▶ WHAT TO PRODUCE:
Set the listing down again in full, word for word, with the pictures left out.

·····

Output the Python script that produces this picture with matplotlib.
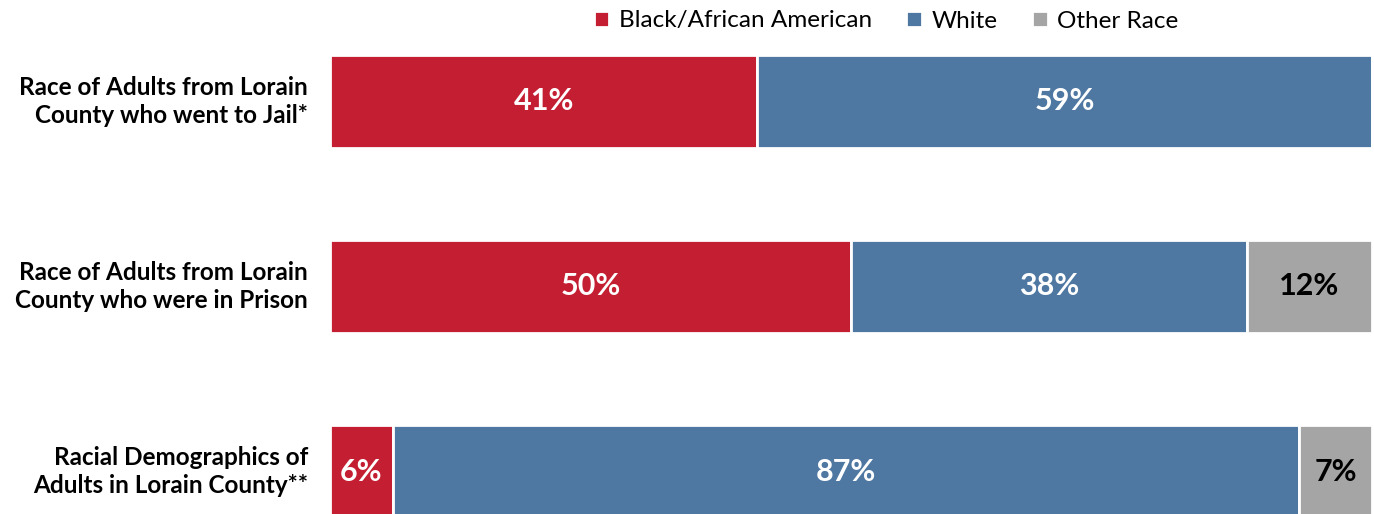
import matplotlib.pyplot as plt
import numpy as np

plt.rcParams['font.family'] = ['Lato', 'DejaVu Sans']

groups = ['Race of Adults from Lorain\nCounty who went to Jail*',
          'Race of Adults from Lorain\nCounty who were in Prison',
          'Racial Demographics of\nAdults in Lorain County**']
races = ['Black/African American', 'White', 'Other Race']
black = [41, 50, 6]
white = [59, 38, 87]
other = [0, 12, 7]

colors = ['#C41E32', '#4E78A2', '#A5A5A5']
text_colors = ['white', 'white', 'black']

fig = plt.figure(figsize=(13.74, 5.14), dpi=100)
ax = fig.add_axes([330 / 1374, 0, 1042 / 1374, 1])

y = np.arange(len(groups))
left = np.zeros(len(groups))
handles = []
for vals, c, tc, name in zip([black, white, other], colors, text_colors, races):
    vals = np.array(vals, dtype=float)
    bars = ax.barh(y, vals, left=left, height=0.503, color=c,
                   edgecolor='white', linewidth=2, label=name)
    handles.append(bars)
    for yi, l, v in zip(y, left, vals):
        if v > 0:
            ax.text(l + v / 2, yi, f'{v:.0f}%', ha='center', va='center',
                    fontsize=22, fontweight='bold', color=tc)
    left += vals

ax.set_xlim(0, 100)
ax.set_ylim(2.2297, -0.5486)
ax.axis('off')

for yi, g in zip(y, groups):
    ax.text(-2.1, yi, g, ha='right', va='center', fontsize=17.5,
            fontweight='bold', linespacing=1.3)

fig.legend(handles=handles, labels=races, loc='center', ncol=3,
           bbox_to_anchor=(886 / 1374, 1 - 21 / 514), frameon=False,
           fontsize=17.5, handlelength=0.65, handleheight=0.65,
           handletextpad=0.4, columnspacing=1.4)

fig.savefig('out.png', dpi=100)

·····

▶ CORRECT RESPONSE:
Output the Python script that produces this picture with matplotlib.
import matplotlib.pyplot as plt
import numpy as np

plt.rcParams['font.family'] = ['Lato', 'DejaVu Sans']

groups = ['Race of Adults from Lorain\nCounty who went to Jail*',
          'Race of Adults from Lorain\nCounty who were in Prison',
          'Racial Demographics of\nAdults in Lorain County**']
races = ['Black/African American', 'White', 'Other Race']
black = [41, 50, 6]
white = [59, 38, 87]
other = [0, 12, 7]

colors = ['#C41E32', '#4E78A2', '#A5A5A5']
text_colors = ['white', 'white', 'black']

fig = plt.figure(figsize=(13.74, 5.14), dpi=100)
ax = fig.add_axes([330 / 1374, 0, 1042 / 1374, 1])

y = np.arange(len(groups))
left = np.zeros(len(groups))
handles = []
for vals, c, tc, name in zip([black, white, other], colors, text_colors, races):
    vals = np.array(vals, dtype=float)
    bars = ax.barh(y, vals, left=left, height=0.503, color=c,
                   edgecolor='white', linewidth=2, label=name)
    handles.append(bars)
    for yi, l, v in zip(y, left, vals):
        if v > 0:
            ax.text(l + v / 2, yi, f'{v:.0f}%', ha='center', va='center',
                    fontsize=22, fontweight='bold', color=tc)
    left += vals

ax.set_xlim(0, 100)
ax.set_ylim(2.2297, -0.5486)
ax.axis('off')

for yi, g in zip(y, groups):
    ax.text(-2.1, yi, g, ha='right', va='center', fontsize=17.5,
            fontweight='bold', linespacing=1.3)

fig.legend(handles=handles, labels=races, loc='center', ncol=3,
           bbox_to_anchor=(886 / 1374, 1 - 21 / 514), frameon=False,
           fontsize=17.5, handlelength=0.65, handleheight=0.65,
           handletextpad=0.4, columnspacing=1.4)

fig.savefig('out.png', dpi=100)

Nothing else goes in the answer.